__Record set__:
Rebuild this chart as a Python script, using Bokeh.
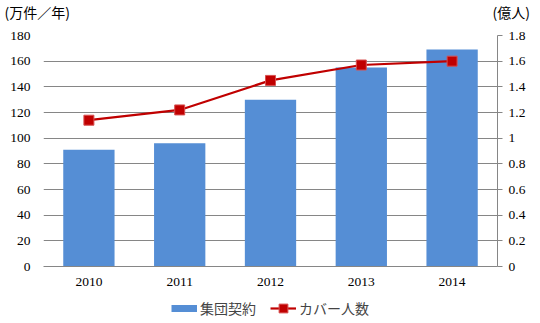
from bokeh.plotting import figure
from bokeh.layouts import column
from bokeh.models import ColumnDataSource, Range1d, LinearAxis, Legend, LegendItem, Label, Title, FixedTicker
from bokeh.embed import file_html
from bokeh.resources import INLINE

years = ["2010", "2011", "2012", "2013", "2014"]
contracts = [91, 96, 130, 155, 169]       # 集団契約 (万件/年)
covered = [1.14, 1.22, 1.45, 1.57, 1.60]  # カバー人数 (億人)

bar_name = "集団契約"
line_name = "カバー人数"
left_unit = "(万件／年)"
right_unit = "(億人)"

left_ticks = list(range(0, 181, 20))
right_ticks = [i / 10 for i in range(0, 19, 2)]

jp = "Noto Sans CJK JP"
serif = "Liberation Serif"
grid_col = "#868686"
bar_col = "#558ED5"
red = "#C00000"
red_edge = "#D85050"

W = 540
BL, BR = 43, 43

# --- main chart ---
src = ColumnDataSource(dict(x=years, c=contracts, p=covered))

p = figure(width=W, height=293, x_range=years, y_range=Range1d(0, 180),
           output_backend="svg", toolbar_location=None,
           min_border_left=BL, min_border_right=BR, min_border_top=35, min_border_bottom=27)
p.extra_y_ranges = {"r": Range1d(0, 1.8)}
p.outline_line_color = None

p.vbar(x="x", top="c", width=0.565, source=src, fill_color=bar_col, line_color=None)
p.line(x="x", y="p", source=src, y_range_name="r", line_color=red, line_width=2.2)
p.scatter(x="x", y="p", source=src, y_range_name="r", marker="square", size=10,
          fill_color=red, line_color=red_edge, line_width=1)

p.xgrid.grid_line_color = None
p.ygrid.grid_line_color = grid_col
p.ygrid.ticker = FixedTicker(ticks=left_ticks)

p.yaxis.ticker = FixedTicker(ticks=left_ticks)
p.yaxis.axis_line_color = None
p.yaxis.major_tick_line_color = None
p.yaxis.major_tick_out = 0
p.yaxis.major_tick_in = 0
p.yaxis.minor_tick_line_color = None
p.yaxis.major_label_text_font = serif
p.yaxis.major_label_text_font_size = "13.5px"
p.yaxis.major_label_text_color = "#000000"
p.yaxis.major_label_standoff = 13

p.xaxis.axis_line_color = grid_col
p.xaxis.major_tick_line_color = None
p.xaxis.major_tick_out = 0
p.xaxis.major_tick_in = 0
p.xaxis.minor_tick_line_color = None
p.xaxis.major_label_text_font = serif
p.xaxis.major_label_text_font_size = "13.5px"
p.xaxis.major_label_text_color = "#000000"
p.xaxis.major_label_standoff = 11

ra = LinearAxis(y_range_name="r", ticker=FixedTicker(ticks=right_ticks))
ra.axis_line_color = grid_col
ra.major_tick_line_color = grid_col
ra.major_tick_out = 5
ra.major_tick_in = 0
ra.minor_tick_line_color = None
ra.major_label_text_font = serif
ra.major_label_text_font_size = "13.5px"
ra.major_label_text_color = "#000000"
ra.major_label_standoff = 6
p.add_layout(ra, "right")

# unit texts in the top panel (not clipped there)
p.add_layout(Label(x=492 - BL, y=24, x_units="screen", y_units="screen", text=right_unit,
                   text_font=jp, text_font_size="14px", text_baseline="middle",
                   text_align="left", text_color="#000000"), "above")
p.add_layout(Title(text=left_unit, align="left", offset=-39, standoff=-12,
                   text_font=jp, text_font_size="14px", text_font_style="normal",
                   text_color="#000000"), "above")

# --- legend strip ---
bot = figure(width=W, height=30, x_range=Range1d(0, 1), y_range=Range1d(0, 1),
             output_backend="svg", toolbar_location=None,
             min_border_left=BL, min_border_right=BR, min_border_top=0, min_border_bottom=0)
bot.axis.visible = False
bot.grid.grid_line_color = None
bot.outline_line_color = None
k1 = bot.line(x=[0, 1], y=[-5, -5], line_color=bar_col, line_width=7, line_cap="butt")
k2 = bot.line(x=[0, 1], y=[-5, -5], line_color=red, line_width=2.2)
k3 = bot.scatter(x=[0], y=[-5], marker="square", size=10, fill_color=red,
                 line_color=red_edge, line_width=1)
legend = Legend(items=[LegendItem(label=bar_name, renderers=[k1]),
                       LegendItem(label=line_name, renderers=[k2, k3])],
                orientation="horizontal", location="center",
                label_text_font=jp, label_text_font_size="14px",
                border_line_color=None, background_fill_alpha=0,
                glyph_width=26, glyph_height=22, spacing=14, padding=3, margin=0,
                label_standoff=3)
bot.add_layout(legend, "center")

layout = column(p, bot, spacing=0)
open("out.html", "w").write(file_html(layout, INLINE))
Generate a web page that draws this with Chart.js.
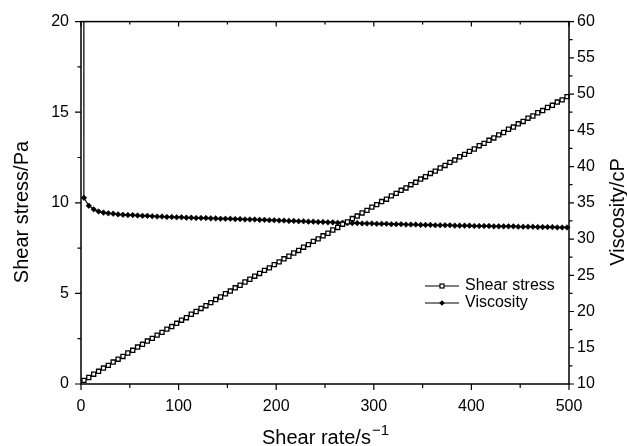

__Objective__:
Give back exactly the lines from the first line of the data through the line with "p.ygrid.ticker = FixedTicker(ticks=left_ticks)", pictures excluded.

__Result of this task__:
Rebuild this chart as a Python script, using Bokeh.
from bokeh.plotting import figure
from bokeh.layouts import column
from bokeh.models import ColumnDataSource, Range1d, LinearAxis, Legend, LegendItem, Label, Title, FixedTicker
from bokeh.embed import file_html
from bokeh.resources import INLINE

years = ["2010", "2011", "2012", "2013", "2014"]
contracts = [91, 96, 130, 155, 169]       # 集団契約 (万件/年)
covered = [1.14, 1.22, 1.45, 1.57, 1.60]  # カバー人数 (億人)

bar_name = "集団契約"
line_name = "カバー人数"
left_unit = "(万件／年)"
right_unit = "(億人)"

left_ticks = list(range(0, 181, 20))
right_ticks = [i / 10 for i in range(0, 19, 2)]

jp = "Noto Sans CJK JP"
serif = "Liberation Serif"
grid_col = "#868686"
bar_col = "#558ED5"
red = "#C00000"
red_edge = "#D85050"

W = 540
BL, BR = 43, 43

# --- main chart ---
src = ColumnDataSource(dict(x=years, c=contracts, p=covered))

p = figure(width=W, height=293, x_range=years, y_range=Range1d(0, 180),
           output_backend="svg", toolbar_location=None,
           min_border_left=BL, min_border_right=BR, min_border_top=35, min_border_bottom=27)
p.extra_y_ranges = {"r": Range1d(0, 1.8)}
p.outline_line_color = None

p.vbar(x="x", top="c", width=0.565, source=src, fill_color=bar_col, line_color=None)
p.line(x="x", y="p", source=src, y_range_name="r", line_color=red, line_width=2.2)
p.scatter(x="x", y="p", source=src, y_range_name="r", marker="square", size=10,
          fill_color=red, line_color=red_edge, line_width=1)

p.xgrid.grid_line_color = None
p.ygrid.grid_line_color = grid_col
p.ygrid.ticker = FixedTicker(ticks=left_ticks)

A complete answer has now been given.